Friday, February 02, 2024

What they did to Desborough: The 'redevelopment' of 1970

Something has always puzzled me about Desborough: where are the shops?

There's a Co-op supermarket in what was the once the yard of the town's railway station and a Sainsbury's just out of town on the old A6, which I'll make the effort to visit one day, but both are 21st-century arrivals.

Beyond that there are a few shops on Station Street and two or three more on the High Street, but that is it.

The answer came in the form of a photo caption in the little town's excellent heritage centre:

In July 1970 work began that would completely change the face of Desborough, work which would rip out the heart of the old town. It was called redevelopment. Fifty town centre buildings would disappear under the bulldozers; some of these were 300 years old. 

The historic Talbot Inn (1675), the picturesque New Inn along with another coaching inn, The Angel, which stood in the High Steet; Sumner's farm (c.1684) in Buckwell Street, where they bred horses for royalty; also businesses, shops and homes. Virtually all of the High Street shops were lost, many that would or could never be replaced.

This explains why today Desborough almost feels as though it has been the victim of some tragedy. A misfired nuclear Thor missile from their nearby base at RAF Harrington, perhaps?

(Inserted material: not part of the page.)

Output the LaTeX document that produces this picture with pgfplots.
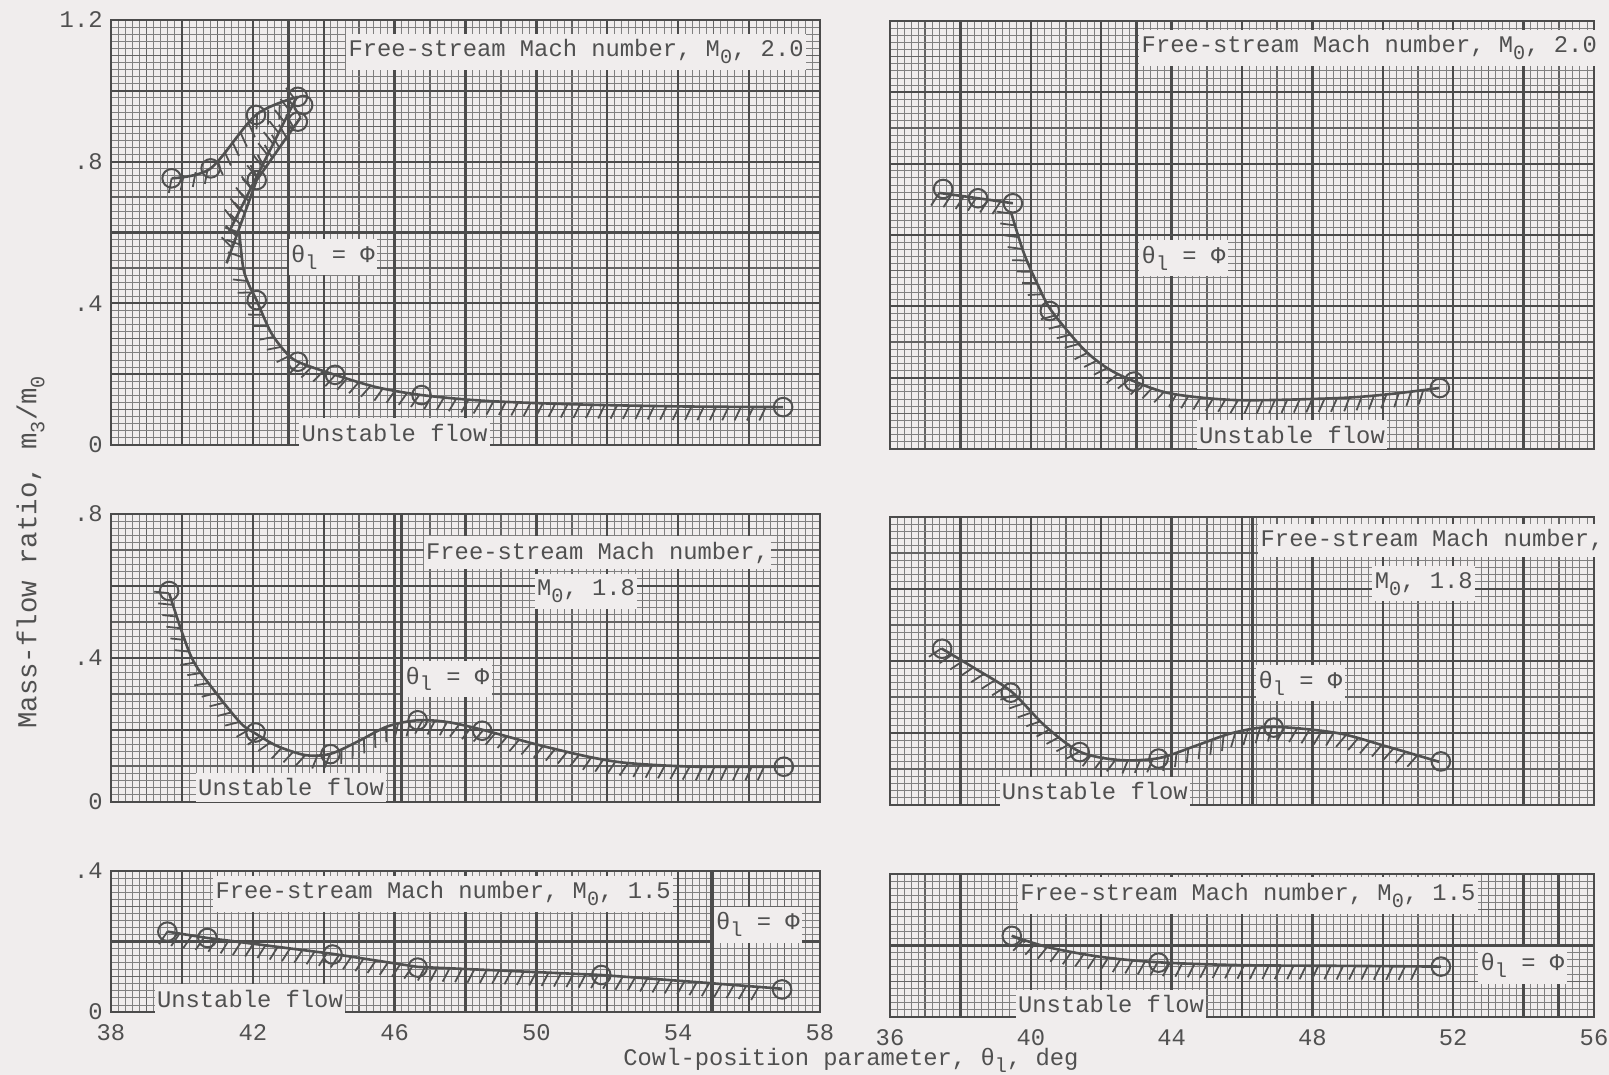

Who was behind this extraordinary assault on the town? The council? The Cooperative movement, which seemed to own most of Desborough? Or was it driven by Highways policy? The widening of the old A6 was part of the destruction.

The video above - Stephen Richards also produced the excellent one on the Desborough and the Railway, which I have also featured here - shows what was lost, but as the photos it uses are in black and white, one important element is missing.

Desborough was an ironstone town, as are many tourist destinations in the Cotswolds. Judging by the few remaining old buildings, the local stone was more bright orange than golden, but the townsfolk should be welcoming visitors, not huddling among the ruins that were left to them.